[TASK REQUIREMENTS]
The lines from the top of the material below through the line containing "plt.rcParams['mathtext.fontset'] = 'stix'" are to be printed exactly, with pictures omitted.

[RAW DATA]
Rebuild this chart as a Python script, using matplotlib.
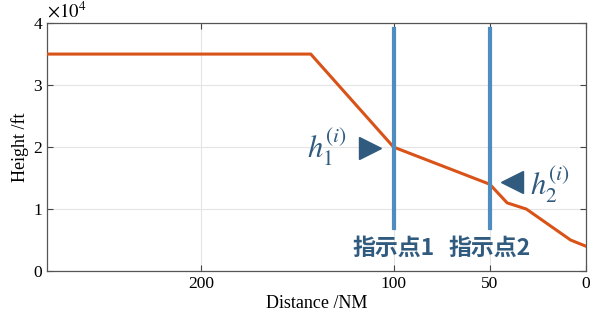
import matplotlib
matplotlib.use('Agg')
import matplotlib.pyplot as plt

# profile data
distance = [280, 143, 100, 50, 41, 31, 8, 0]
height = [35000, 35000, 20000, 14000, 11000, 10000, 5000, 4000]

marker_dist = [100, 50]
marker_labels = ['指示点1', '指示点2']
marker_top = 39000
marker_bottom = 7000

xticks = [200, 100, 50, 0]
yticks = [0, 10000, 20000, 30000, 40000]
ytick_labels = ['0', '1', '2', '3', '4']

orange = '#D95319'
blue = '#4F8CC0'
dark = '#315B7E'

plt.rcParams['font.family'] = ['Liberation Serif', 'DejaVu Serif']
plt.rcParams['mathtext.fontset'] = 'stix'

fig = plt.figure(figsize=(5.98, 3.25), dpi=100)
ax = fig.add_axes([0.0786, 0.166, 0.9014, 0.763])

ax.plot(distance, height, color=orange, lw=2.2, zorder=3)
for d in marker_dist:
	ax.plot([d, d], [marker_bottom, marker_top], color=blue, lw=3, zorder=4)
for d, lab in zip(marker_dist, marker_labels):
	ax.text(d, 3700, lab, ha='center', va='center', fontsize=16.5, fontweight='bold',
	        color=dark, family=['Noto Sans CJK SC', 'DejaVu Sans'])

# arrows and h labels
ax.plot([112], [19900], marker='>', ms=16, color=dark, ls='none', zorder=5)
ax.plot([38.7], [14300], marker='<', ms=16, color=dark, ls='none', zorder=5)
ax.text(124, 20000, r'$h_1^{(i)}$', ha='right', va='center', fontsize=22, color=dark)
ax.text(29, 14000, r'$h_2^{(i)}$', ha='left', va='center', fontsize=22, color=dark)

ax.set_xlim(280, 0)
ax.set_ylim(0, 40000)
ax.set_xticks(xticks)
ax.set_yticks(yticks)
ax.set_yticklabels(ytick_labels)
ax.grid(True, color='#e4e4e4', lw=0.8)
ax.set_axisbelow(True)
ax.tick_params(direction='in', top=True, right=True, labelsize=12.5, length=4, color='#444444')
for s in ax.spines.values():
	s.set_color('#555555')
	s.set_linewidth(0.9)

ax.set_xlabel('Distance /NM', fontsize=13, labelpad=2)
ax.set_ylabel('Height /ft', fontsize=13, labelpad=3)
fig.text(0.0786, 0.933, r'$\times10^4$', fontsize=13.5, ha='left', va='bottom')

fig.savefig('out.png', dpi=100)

[THE OUTPUT]
Rebuild this chart as a Python script, using matplotlib.
import matplotlib
matplotlib.use('Agg')
import matplotlib.pyplot as plt

# profile data
distance = [280, 143, 100, 50, 41, 31, 8, 0]
height = [35000, 35000, 20000, 14000, 11000, 10000, 5000, 4000]

marker_dist = [100, 50]
marker_labels = ['指示点1', '指示点2']
marker_top = 39000
marker_bottom = 7000

xticks = [200, 100, 50, 0]
yticks = [0, 10000, 20000, 30000, 40000]
ytick_labels = ['0', '1', '2', '3', '4']

orange = '#D95319'
blue = '#4F8CC0'
dark = '#315B7E'

plt.rcParams['font.family'] = ['Liberation Serif', 'DejaVu Serif']
plt.rcParams['mathtext.fontset'] = 'stix'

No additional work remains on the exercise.